Requirements:
Below this line are records; write out exactly the lines from the one containing "Emit a LaTeX" through the one containing "(xcorr) at (90,886)", with the pictures left out.

----- Dataset extract -----

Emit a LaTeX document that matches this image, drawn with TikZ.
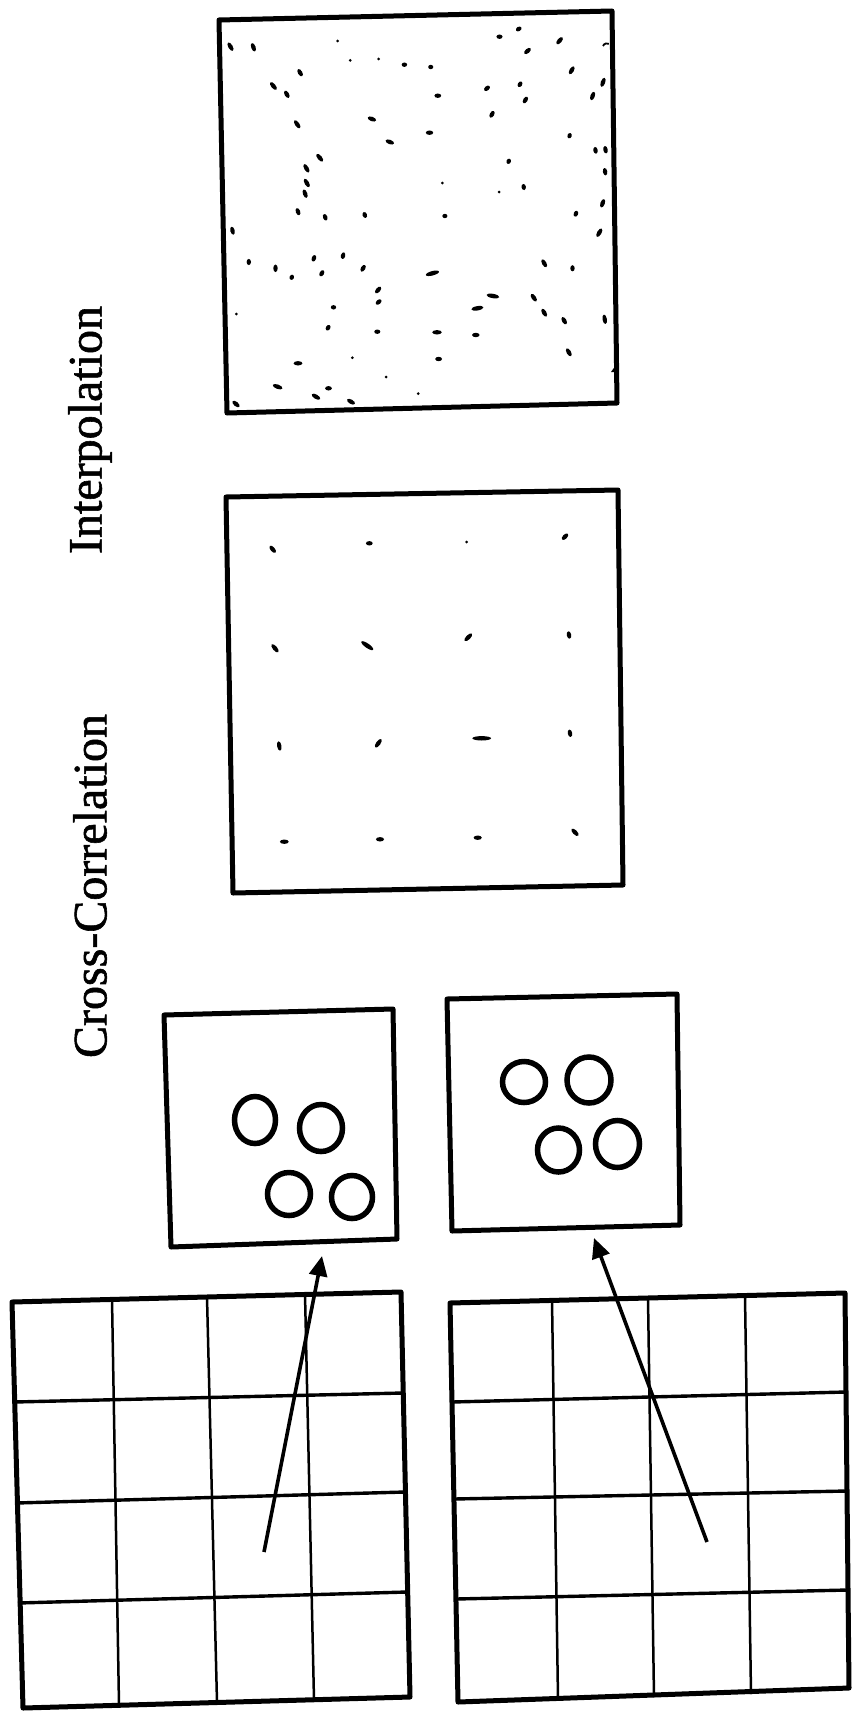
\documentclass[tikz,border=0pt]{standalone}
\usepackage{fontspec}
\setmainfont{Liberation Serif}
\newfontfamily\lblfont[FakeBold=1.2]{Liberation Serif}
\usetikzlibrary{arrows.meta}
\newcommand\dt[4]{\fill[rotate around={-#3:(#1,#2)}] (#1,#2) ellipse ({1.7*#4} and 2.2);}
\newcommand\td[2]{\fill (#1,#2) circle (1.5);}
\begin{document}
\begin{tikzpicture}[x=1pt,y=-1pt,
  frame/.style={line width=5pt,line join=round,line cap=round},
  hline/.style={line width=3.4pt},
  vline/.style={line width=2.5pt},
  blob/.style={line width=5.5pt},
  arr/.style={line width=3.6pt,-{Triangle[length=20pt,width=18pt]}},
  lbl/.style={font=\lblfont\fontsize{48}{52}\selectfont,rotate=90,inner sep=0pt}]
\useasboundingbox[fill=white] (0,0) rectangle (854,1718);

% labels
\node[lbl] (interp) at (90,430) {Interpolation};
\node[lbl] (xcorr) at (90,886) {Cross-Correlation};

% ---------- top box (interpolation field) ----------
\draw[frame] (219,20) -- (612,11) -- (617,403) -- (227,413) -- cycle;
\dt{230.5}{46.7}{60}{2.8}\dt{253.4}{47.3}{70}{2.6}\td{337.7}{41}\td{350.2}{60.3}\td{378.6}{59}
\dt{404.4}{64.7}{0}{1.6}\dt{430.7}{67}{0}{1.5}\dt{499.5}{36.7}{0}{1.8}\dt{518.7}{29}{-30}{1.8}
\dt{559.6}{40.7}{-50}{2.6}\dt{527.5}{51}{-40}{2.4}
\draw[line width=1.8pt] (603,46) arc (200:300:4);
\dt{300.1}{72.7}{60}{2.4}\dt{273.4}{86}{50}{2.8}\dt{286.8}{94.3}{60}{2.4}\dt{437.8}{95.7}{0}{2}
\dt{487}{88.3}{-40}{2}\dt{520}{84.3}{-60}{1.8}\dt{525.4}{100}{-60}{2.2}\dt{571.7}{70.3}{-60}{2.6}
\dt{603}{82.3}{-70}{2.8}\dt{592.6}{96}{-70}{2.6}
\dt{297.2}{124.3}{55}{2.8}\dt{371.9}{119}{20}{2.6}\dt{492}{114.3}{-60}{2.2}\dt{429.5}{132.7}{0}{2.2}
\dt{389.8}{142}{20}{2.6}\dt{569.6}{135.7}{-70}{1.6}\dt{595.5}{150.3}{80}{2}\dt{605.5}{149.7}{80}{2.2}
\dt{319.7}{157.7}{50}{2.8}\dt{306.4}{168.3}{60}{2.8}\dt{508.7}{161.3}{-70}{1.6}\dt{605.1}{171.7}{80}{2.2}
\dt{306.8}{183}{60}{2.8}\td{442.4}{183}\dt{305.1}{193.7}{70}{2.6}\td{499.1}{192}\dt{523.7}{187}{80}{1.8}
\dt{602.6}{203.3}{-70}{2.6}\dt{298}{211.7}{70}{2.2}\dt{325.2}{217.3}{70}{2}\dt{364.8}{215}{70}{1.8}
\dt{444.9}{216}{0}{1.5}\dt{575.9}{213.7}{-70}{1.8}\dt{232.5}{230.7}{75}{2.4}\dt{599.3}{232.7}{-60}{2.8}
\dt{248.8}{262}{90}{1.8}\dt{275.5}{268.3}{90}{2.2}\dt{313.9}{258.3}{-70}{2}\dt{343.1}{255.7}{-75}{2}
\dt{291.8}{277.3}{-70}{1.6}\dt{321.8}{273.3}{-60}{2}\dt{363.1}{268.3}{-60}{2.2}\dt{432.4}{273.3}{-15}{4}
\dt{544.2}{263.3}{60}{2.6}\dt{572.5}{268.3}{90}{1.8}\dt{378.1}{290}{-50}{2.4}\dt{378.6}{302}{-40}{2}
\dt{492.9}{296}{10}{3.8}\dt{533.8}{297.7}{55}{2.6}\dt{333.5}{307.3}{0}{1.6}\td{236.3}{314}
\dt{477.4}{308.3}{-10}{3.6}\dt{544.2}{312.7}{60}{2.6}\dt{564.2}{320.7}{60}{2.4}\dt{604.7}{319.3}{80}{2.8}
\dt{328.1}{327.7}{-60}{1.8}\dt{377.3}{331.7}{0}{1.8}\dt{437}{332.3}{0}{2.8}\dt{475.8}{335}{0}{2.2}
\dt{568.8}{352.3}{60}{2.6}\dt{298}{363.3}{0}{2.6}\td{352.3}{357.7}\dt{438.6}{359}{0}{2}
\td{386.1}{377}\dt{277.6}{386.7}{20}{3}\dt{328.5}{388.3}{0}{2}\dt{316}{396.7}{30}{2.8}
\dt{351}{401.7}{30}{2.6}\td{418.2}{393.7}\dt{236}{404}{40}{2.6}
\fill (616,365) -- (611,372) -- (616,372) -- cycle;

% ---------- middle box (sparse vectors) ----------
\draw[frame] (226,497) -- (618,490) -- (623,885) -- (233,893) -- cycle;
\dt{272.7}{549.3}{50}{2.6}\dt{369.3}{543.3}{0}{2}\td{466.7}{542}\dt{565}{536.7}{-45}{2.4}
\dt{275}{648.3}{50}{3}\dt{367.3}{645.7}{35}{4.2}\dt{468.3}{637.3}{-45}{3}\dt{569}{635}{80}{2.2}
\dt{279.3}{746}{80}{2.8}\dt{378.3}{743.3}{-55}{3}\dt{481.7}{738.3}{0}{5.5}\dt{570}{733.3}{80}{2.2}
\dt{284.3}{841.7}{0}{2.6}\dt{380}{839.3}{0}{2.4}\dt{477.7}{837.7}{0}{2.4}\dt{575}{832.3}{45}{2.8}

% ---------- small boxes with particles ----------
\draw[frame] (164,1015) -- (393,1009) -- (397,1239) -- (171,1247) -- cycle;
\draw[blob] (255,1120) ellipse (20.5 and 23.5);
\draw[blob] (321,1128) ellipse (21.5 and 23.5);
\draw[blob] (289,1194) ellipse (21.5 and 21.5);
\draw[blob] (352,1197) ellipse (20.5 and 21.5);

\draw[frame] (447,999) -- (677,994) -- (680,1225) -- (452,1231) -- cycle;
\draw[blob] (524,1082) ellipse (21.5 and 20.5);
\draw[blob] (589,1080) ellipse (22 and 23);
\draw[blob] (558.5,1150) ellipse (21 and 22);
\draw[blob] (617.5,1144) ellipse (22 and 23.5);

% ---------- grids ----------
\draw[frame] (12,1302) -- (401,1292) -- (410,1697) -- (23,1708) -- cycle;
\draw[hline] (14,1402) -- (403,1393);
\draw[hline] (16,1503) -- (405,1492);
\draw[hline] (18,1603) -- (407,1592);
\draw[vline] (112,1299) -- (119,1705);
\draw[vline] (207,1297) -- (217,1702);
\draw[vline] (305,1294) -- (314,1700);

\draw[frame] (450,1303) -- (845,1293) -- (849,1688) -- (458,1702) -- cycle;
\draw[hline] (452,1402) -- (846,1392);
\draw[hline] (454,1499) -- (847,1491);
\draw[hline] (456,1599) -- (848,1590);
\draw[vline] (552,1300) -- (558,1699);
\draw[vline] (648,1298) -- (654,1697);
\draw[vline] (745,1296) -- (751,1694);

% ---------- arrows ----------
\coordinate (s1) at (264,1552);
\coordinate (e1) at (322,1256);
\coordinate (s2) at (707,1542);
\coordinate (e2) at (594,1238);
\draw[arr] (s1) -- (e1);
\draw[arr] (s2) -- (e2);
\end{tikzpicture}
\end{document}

-----
----- Dataset extract -----

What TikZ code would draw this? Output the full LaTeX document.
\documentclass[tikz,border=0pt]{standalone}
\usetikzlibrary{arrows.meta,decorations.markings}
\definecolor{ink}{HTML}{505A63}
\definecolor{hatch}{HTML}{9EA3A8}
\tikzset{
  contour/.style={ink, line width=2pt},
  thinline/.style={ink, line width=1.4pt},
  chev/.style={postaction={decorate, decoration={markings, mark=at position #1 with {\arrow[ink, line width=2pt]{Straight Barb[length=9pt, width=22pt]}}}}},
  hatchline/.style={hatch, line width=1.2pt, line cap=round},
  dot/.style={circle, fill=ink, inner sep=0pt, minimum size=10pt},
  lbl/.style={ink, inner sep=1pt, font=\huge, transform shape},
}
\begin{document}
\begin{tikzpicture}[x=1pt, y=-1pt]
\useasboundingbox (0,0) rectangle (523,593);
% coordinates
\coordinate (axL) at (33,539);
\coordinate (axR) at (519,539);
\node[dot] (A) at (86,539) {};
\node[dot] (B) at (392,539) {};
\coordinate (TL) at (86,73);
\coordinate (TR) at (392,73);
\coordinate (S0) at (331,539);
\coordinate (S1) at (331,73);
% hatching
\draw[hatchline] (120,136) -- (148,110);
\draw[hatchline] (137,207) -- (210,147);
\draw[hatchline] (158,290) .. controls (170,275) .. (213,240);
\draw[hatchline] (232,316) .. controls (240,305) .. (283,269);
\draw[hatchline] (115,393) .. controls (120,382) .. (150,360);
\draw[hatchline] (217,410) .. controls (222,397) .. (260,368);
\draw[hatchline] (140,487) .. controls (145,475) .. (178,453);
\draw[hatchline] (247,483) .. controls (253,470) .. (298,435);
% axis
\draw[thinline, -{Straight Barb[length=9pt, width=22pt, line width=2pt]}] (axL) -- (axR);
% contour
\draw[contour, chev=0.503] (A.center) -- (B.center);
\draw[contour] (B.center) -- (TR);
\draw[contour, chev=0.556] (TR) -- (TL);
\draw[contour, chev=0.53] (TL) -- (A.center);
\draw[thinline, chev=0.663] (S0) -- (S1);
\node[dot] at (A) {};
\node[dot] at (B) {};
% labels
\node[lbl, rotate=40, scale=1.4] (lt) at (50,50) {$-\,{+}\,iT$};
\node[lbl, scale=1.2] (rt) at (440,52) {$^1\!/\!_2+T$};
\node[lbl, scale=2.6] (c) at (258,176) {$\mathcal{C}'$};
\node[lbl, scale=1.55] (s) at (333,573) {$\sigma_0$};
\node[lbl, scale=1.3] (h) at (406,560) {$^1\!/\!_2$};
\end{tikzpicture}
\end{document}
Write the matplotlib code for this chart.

-----

Expected output:
Emit a LaTeX document that matches this image, drawn with TikZ.
\documentclass[tikz,border=0pt]{standalone}
\usepackage{fontspec}
\setmainfont{Liberation Serif}
\newfontfamily\lblfont[FakeBold=1.2]{Liberation Serif}
\usetikzlibrary{arrows.meta}
\newcommand\dt[4]{\fill[rotate around={-#3:(#1,#2)}] (#1,#2) ellipse ({1.7*#4} and 2.2);}
\newcommand\td[2]{\fill (#1,#2) circle (1.5);}
\begin{document}
\begin{tikzpicture}[x=1pt,y=-1pt,
  frame/.style={line width=5pt,line join=round,line cap=round},
  hline/.style={line width=3.4pt},
  vline/.style={line width=2.5pt},
  blob/.style={line width=5.5pt},
  arr/.style={line width=3.6pt,-{Triangle[length=20pt,width=18pt]}},
  lbl/.style={font=\lblfont\fontsize{48}{52}\selectfont,rotate=90,inner sep=0pt}]
\useasboundingbox[fill=white] (0,0) rectangle (854,1718);

% labels
\node[lbl] (interp) at (90,430) {Interpolation};
\node[lbl] (xcorr) at (90,886) {Cross-Correlation};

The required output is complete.